Times Have Changed; Security Strategies, Not So Much
"IT security professionals are spending heavily on what has worked for them in the past," Bekker says. "They are continuing to invest in defenses like network and endpoint security offerings that offer little help in protecting data once perimeters have been breached."

What's Keeping Health Care Professionals From Implementing Data Security?
A perception of complexity was identified as the number one barrier to adopting data security widely, selected by 54% of health care respondents. To some extent, this may be a misconception, as modern data security solutions no longer have the deployment and maintenance problems of older solutions that respondents may be familiar with. 

Complex deployments also typically require significant staffing, and 'lack of staff to manage' came in as the second highest barrier at 38%, followed by lack of organizational buy in at 33% and lack of budget at 30%.

IoT, Cloud and Big Data Challenge HIT Security Practices
• IoT: With more work being done on mobile devices by medical professionals, and more connected wearables for general health and outpatient use, this is becoming a prime area of concern for the future of health care. Data needs protecting on the device, in transit as well as within backend repositories and analysis sites. Thirty-eight percent of health care organizations are planning to store sensitive data in IoT environments. Their number one concern is privacy violations related to IoT data (37%) and protection of IoT data (36%).

• Cloud: Health care providers have many concerns with cloud usage but are storing sensitive data at breakneck speed. Top concerns included privileged user abuse at the cloud provider level (74%), meeting compliance requirements (72%), and security breaches at the cloud provider level (69%).

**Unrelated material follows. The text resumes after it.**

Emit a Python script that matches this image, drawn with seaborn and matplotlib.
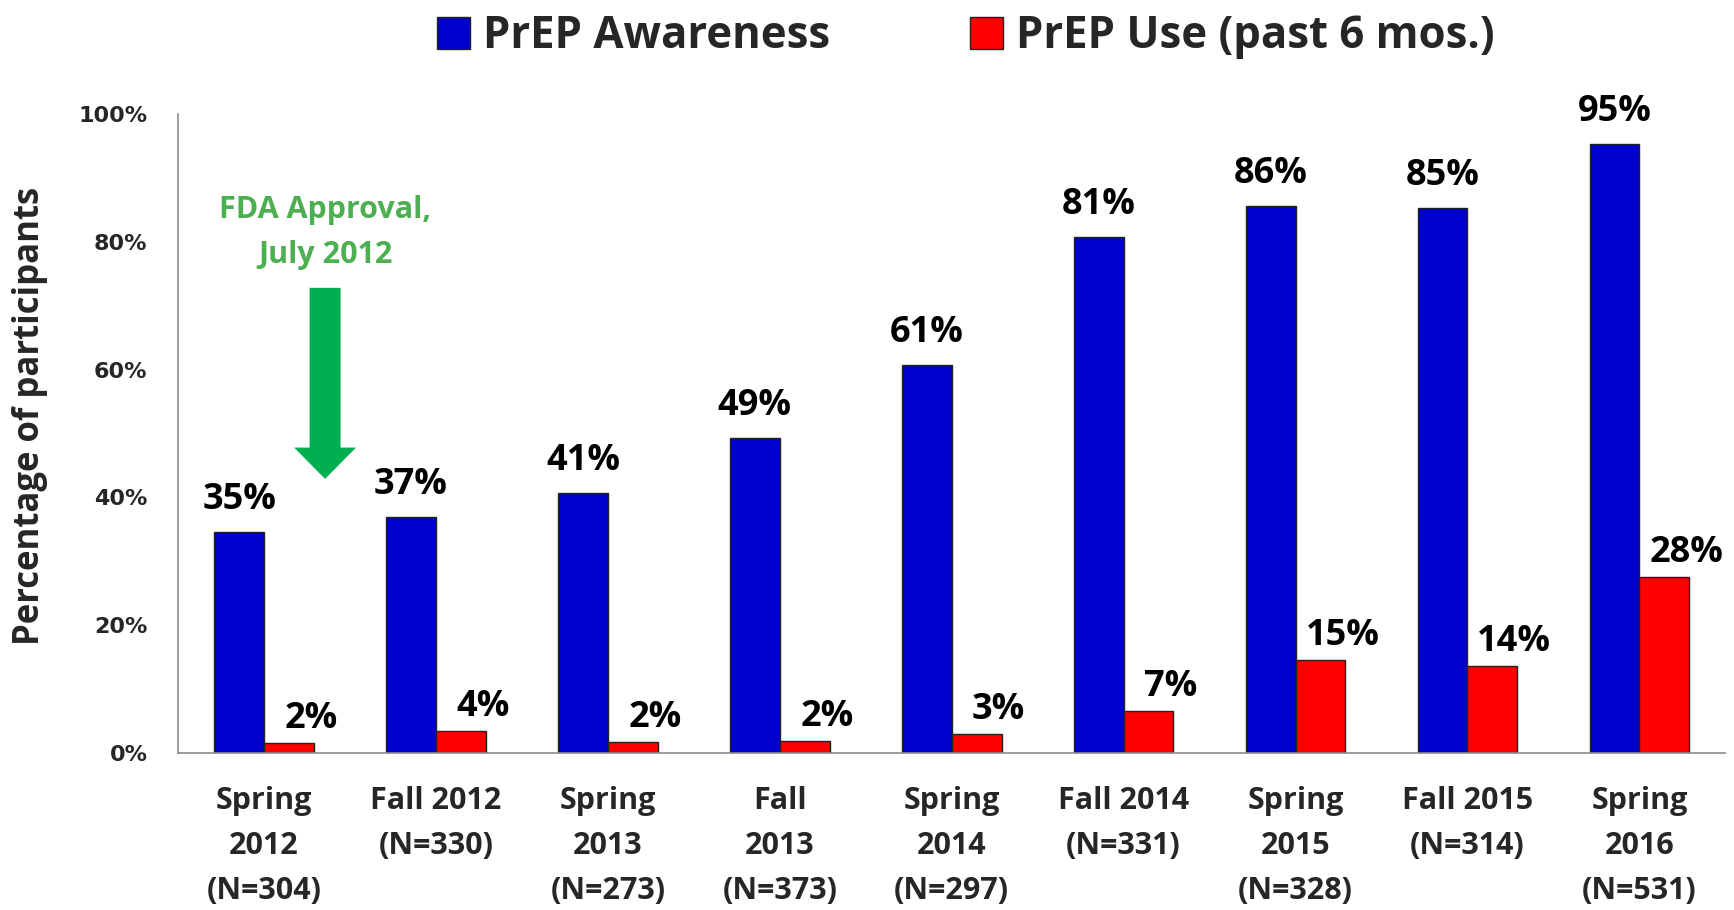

Even so, 48% will use software as a service environments, 52% infrastructure as a service , and 52% platform as a service resources within the next 12 months.

Encrypting data and maintaining local control over keys was the number one factor that would increase health care respondents' willingness to use public cloud, at 48% of responses.

• Big Data: 51% of respondents were planning to store sensitive data within these environments, but few were worried. In spite of this high level of use with sensitive data, only 15% regard Big Data implementations as presenting a top three risk for loss of sensitive information.

Getting Some Things Right
A number of positive results indicate that health care organizations are taking steps in the right direction to recognize and deal with the problem.

"With the boom in black market sales of health care data, the potential for financial harm to patients' privacy and security from inadequately protected data is growing fast," says Tina Stewart, vice president of marketing for Vormetric. "Yet compliance requirements that can't completely safeguard data continue to be the driver for health care industry IT security practices. For health care organizations, they now have to prioritize the safety of patient data and privacy as part of patient care, and realize that meeting compliance requirements is only a start."